Every three years the Library of Congress’ Copyright Office reviews a 1998 law which is designed to prevent content from being copied, or used in ways by users that the licensees would not approve of. In other words laws that protect record companies from us, the evil users!
One of the ideas behind the review, however, is to allow the government to pass exemptions to this law which relax it in areas where it may actually infringe on people’s freedom. In effect to adapt it to take into account changes in technology and our culture as time goes on.
Today one of those exemptions was passed, and it clears the way for people to “jailbreak” their iPhone, and install any software they wish on them. I am forced to wonder what the excitement about this all is because everyone who wants to do this, does anyway.. already!
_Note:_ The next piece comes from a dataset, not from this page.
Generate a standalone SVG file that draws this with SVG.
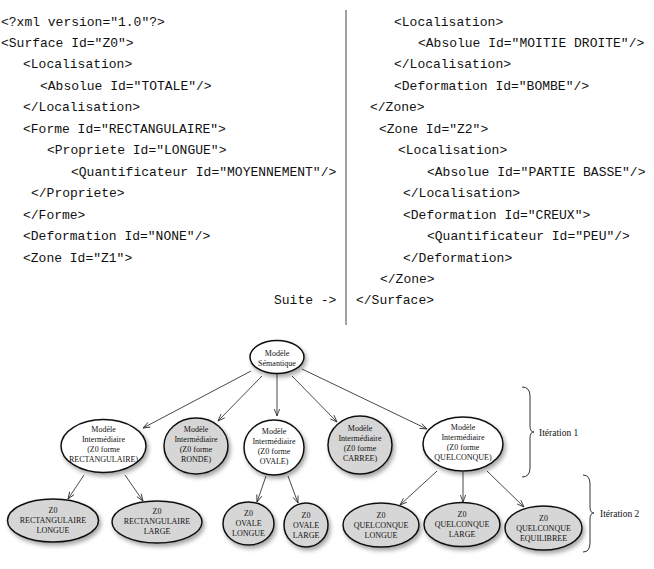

But I presume heads wiser than mine are aware of the implications this all has for our freedom in the future.
In any case you can rest easy now if you were expecting Black Hawk helicopters to descend from the sky anytime you used your jail-broken iPhone.
Other exemptions that were passed are as follows..
- allow owners of used cell phones to break access controls on their phones in order to switch wireless carriers.
- allow people to break technical protections on video games to investigate or correct security flaws.
- allow college professors, film students and documentary filmmakers to break copy-protection measures on DVDs so they can embed clips for educational purposes, criticism, commentary and noncommercial videos.
- allow computer owners to bypass the need for external security devices called dongles if the dongle no longer works and cannot be replaced.
Does “jailbreaking” now not being “illegal” make you more likely to do it? Or does this law have no meaning for you?